Complete recycling of concrete waste to produce carbon-negative geopolymer concrete

About This Grant

This project will develop innovative and sustainable technology for complete recycling of concrete waste, including recycled concrete aggregates and recycled concrete fines, to produce carbon-negative geopolymer concrete. The successful completion of this project will promote complete recycling of concrete waste in an environmentally friendly and sustainable way to avoid the use of energy-intensive and high-carbon-footprint. It will also save on monetary and environmental costs related to transportation and disposal of concrete waste, reduce the demand for using natural sand and aggregate, and sequester carbon dioxide. Additional societal benefits will be realized through outreach and educational activities including Summer Engineering Academy and K-12 mentoring programs, development and display of educational exhibits at Biosphere 2, and mentorship of undergraduate and graduate students. The approach of this project is based on the innovative integration of carbonation and geopolymerization, which could fundamentally revolutionize the conventional concept for recycling concrete waste. The research is guided by four hypotheses. These hypotheses address the fundamental mechanisms for complete recycling concrete waste to produce carbon-negative geopolymer concrete.

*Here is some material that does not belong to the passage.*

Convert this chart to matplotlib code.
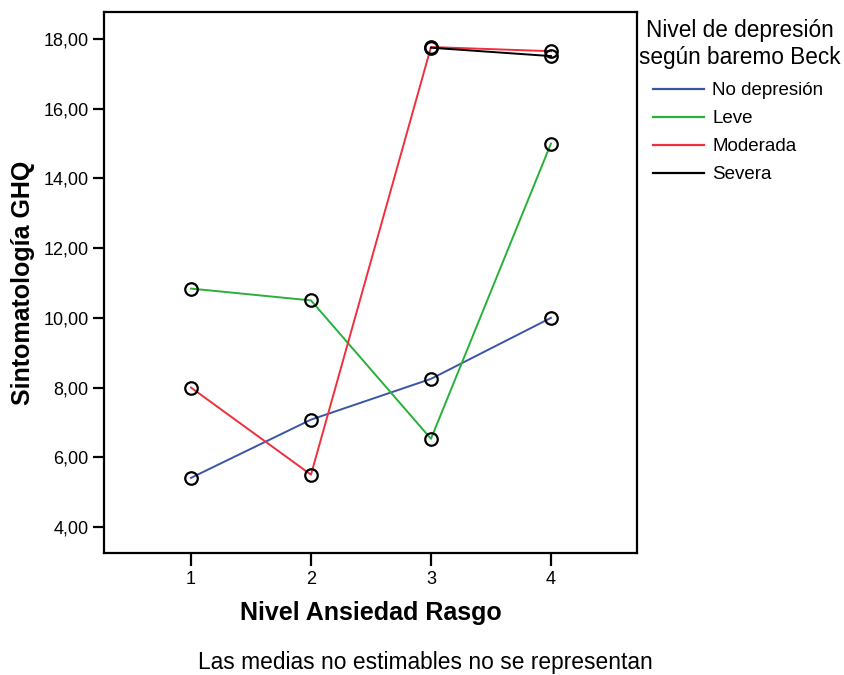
import matplotlib
matplotlib.use("Agg")
import matplotlib.pyplot as plt
from matplotlib.lines import Line2D

plt.rcParams['font.family'] = ['Liberation Sans', 'DejaVu Sans']

niveles = [1, 2, 3, 4]
series_names = ["No depresión", "Leve", "Moderada", "Severa"]
no_depresion = [5.41, 7.08, 8.25, 10.0]
leve = [10.84, 10.5, 6.53, 15.0]
moderada = [8.0, 5.5, 17.77, 17.65]
severa_x = [3, 4]
severa = [17.75, 17.51]
y_ticks = [4, 6, 8, 10, 12, 14, 16, 18]
colors = ["#3a55a6", "#27b03a", "#ee2f3c", "#000000"]

fig = plt.figure(figsize=(8.44, 6.75), dpi=100)
ax = fig.add_axes([104/844, 1-553/675, (637-104)/844, (553-12)/675])

data = [(niveles, no_depresion), (niveles, leve), (niveles, moderada), (severa_x, severa)]
handles = []
for (xs, ys), name, c in zip(data, series_names, colors):
    ax.plot(xs, ys, color=c, lw=1.4, zorder=2)
    handles.append(Line2D([], [], color=c, lw=1.6, label=name))
for xs, ys in data:
    ax.plot(xs, ys, ls='none', marker='o', ms=9, mfc='none', mec='black', mew=1.6, zorder=3)

ax.set_xlim(0.275, 4.717)
ax.set_ylim(3.254, 18.775)
ax.set_xticks(niveles)
ax.set_xticklabels([str(v) for v in niveles])
ax.set_yticks(y_ticks)
ax.set_yticklabels([f"{v},00" for v in y_ticks])
for s in ax.spines.values():
    s.set_linewidth(1.6)
ax.tick_params(axis='both', direction='out', length=9, width=1.6, labelsize=13, colors='black', pad=4)
ax.tick_params(axis='y', length=8, pad=3)

ax.set_xlabel("Nivel Ansiedad Rasgo", fontsize=18, fontweight='bold', labelpad=9)
ax.set_ylabel("Sintomatología GHQ", fontsize=18, fontweight='bold', labelpad=6)

fig.text(425/844, 1-663/675, "Las medias no estimables no se representan",
         ha='center', va='center', fontsize=16.4)

# legend title set as centred two-line text above the entries
fig.text(740/844, 1-44/675, "Nivel de depresión\nsegún baremo Beck",
         ha='center', va='center', multialignment='center', fontsize=16.3, linespacing=1.22)

fig.legend(handles=handles, loc='upper left', bbox_to_anchor=(653/844, 1-82/675),
           frameon=False, fontsize=13.5, handlelength=2.7, handletextpad=0.45,
           labelspacing=0.58, borderaxespad=0, borderpad=0)

fig.savefig("out.png", dpi=100, facecolor='white')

To test them, the project will pursue four research objectives. They include elucidating how the carbonation of recycled concrete fines affects the geopolymerization process and enhance the geopolymer properties, obtaining a fundamental understanding of the interaction between the carbonated recycled concrete aggregates and the geopolymer, studying the performance of geopolymer concrete produced from fully recycled concrete waste through carbonation and geopolymerization, and evaluating the environmental impact and techno-economic feasibility of producing geopolymer concrete from fully recycled concrete waste through carbonation and geopolymerization. The research will not only evaluate macroscale behavior, but also investigate micro/nanoscale morphology, composition, and properties. Evaluation of the environmental impact and techno-economic feasibility will also be performed. Successful completion of the project will advance knowledge in mineral carbonation, geopolymerization, and concrete waste recycling. This award reflects NSF's statutory mission and has been deemed worthy of support through evaluation using the Foundation's intellectual merit and broader impacts review criteria.